Given material –

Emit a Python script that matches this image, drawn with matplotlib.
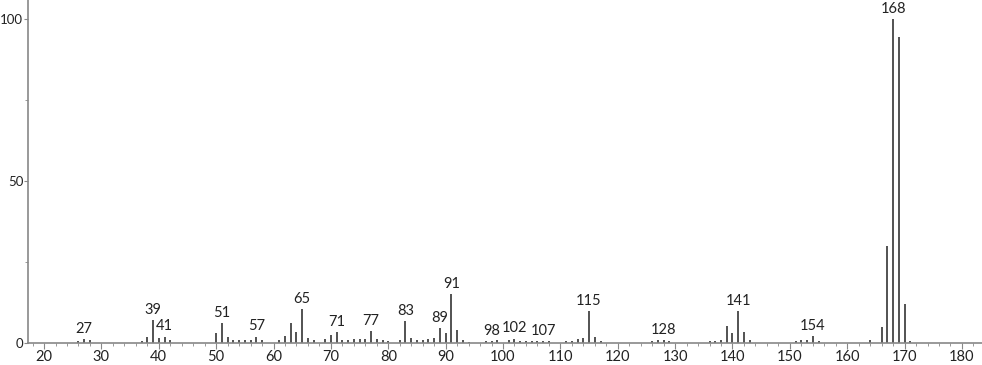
import matplotlib.pyplot as plt
from matplotlib.ticker import MultipleLocator

plt.rcParams['font.family'] = ['Lato', 'DejaVu Sans']

# m/z and relative intensity (%)
mz = [26, 27, 28, 37, 38, 39, 40, 41, 42,
      50, 51, 52, 53, 54, 55, 56, 57, 58,
      61, 62, 63, 64, 65, 66, 67,
      69, 70, 71, 72, 73, 74, 75, 76, 77, 78, 79, 80,
      82, 83, 84, 85, 86, 87, 88, 89, 90, 91, 92, 93, 94,
      97, 98, 99, 101, 102, 103, 104, 105, 106, 107, 108,
      111, 112, 113, 114, 115, 116, 117,
      126, 127, 128, 129,
      136, 137, 138, 139, 140, 141, 142, 143,
      151, 152, 153, 154, 155,
      164, 166, 167, 168, 169, 170, 171]
intensity = [0.8, 1.3, 0.9, 0.5, 1.8, 7.1, 1.5, 2.0, 0.9,
             3.2, 6.2, 1.8, 1.0, 0.9, 0.9, 1.0, 2.0, 0.9,
             1.0, 2.2, 6.3, 3.4, 10.5, 1.5, 0.9,
             1.4, 2.4, 3.4, 0.9, 0.9, 1.4, 1.4, 1.4, 3.6, 1.4, 0.9, 0.5,
             1.0, 6.8, 1.5, 0.9, 1.0, 1.4, 1.5, 4.6, 3.0, 15.1, 3.9, 0.9, 0.4,
             0.5, 0.5, 0.9, 0.9, 1.4, 0.5, 0.5, 0.5, 0.5, 0.5, 0.5,
             0.5, 0.5, 1.4, 1.5, 9.9, 2.0, 0.5,
             0.5, 0.9, 1.0, 0.5,
             0.5, 0.5, 1.0, 5.2, 3.0, 9.9, 3.4, 1.0,
             0.5, 0.9, 0.9, 2.2, 0.5,
             1.0, 4.9, 30.0, 100.0, 94.4, 12.0, 0.8]

labelled = [27, 39, 41, 51, 57, 65, 71, 77, 83, 89, 91, 98, 102, 107,
            115, 128, 141, 154, 168]

fig = plt.figure(figsize=(9.82, 3.65), dpi=100)
ax = fig.add_axes([0.0285, 0.060, 0.9715, 0.94])

ax.vlines(mz, 0, intensity, color='#444444', linewidth=1.3)

peaks = dict(zip(mz, intensity))
for m in labelled:
    ax.text(m, peaks[m] + 1.0, str(m), ha='center', va='bottom',
            fontsize=10.5, color='#222222')

ax.set_xlim(17.2, 183.5)
ax.set_ylim(0, 105.9)

ax.xaxis.set_major_locator(MultipleLocator(10))
ax.xaxis.set_minor_locator(MultipleLocator(2))
ax.yaxis.set_major_locator(MultipleLocator(50))
ax.yaxis.set_minor_locator(MultipleLocator(25))

for s in ['top', 'right']:
    ax.spines[s].set_visible(False)
for s in ['left', 'bottom']:
    ax.spines[s].set_color('#888888')
    ax.spines[s].set_linewidth(1.2)

ax.tick_params(axis='both', which='major', length=4, color='#888888',
               labelsize=10.5, labelcolor='#222222', pad=1)
ax.tick_params(axis='y', which='major', length=3, labelsize=9.5, pad=0.5)
ax.tick_params(axis='both', which='minor', length=2, color='#888888')

fig.savefig('out.png', dpi=100)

Exercise – Write out exactly the lines between the start of the data and the line with "plt.rcParams['font.family'] = ['Lato', 'DejaVu", including both, but none of the pictures.

Task response –
Emit a Python script that matches this image, drawn with matplotlib.
import matplotlib.pyplot as plt
from matplotlib.ticker import MultipleLocator

plt.rcParams['font.family'] = ['Lato', 'DejaVu Sans']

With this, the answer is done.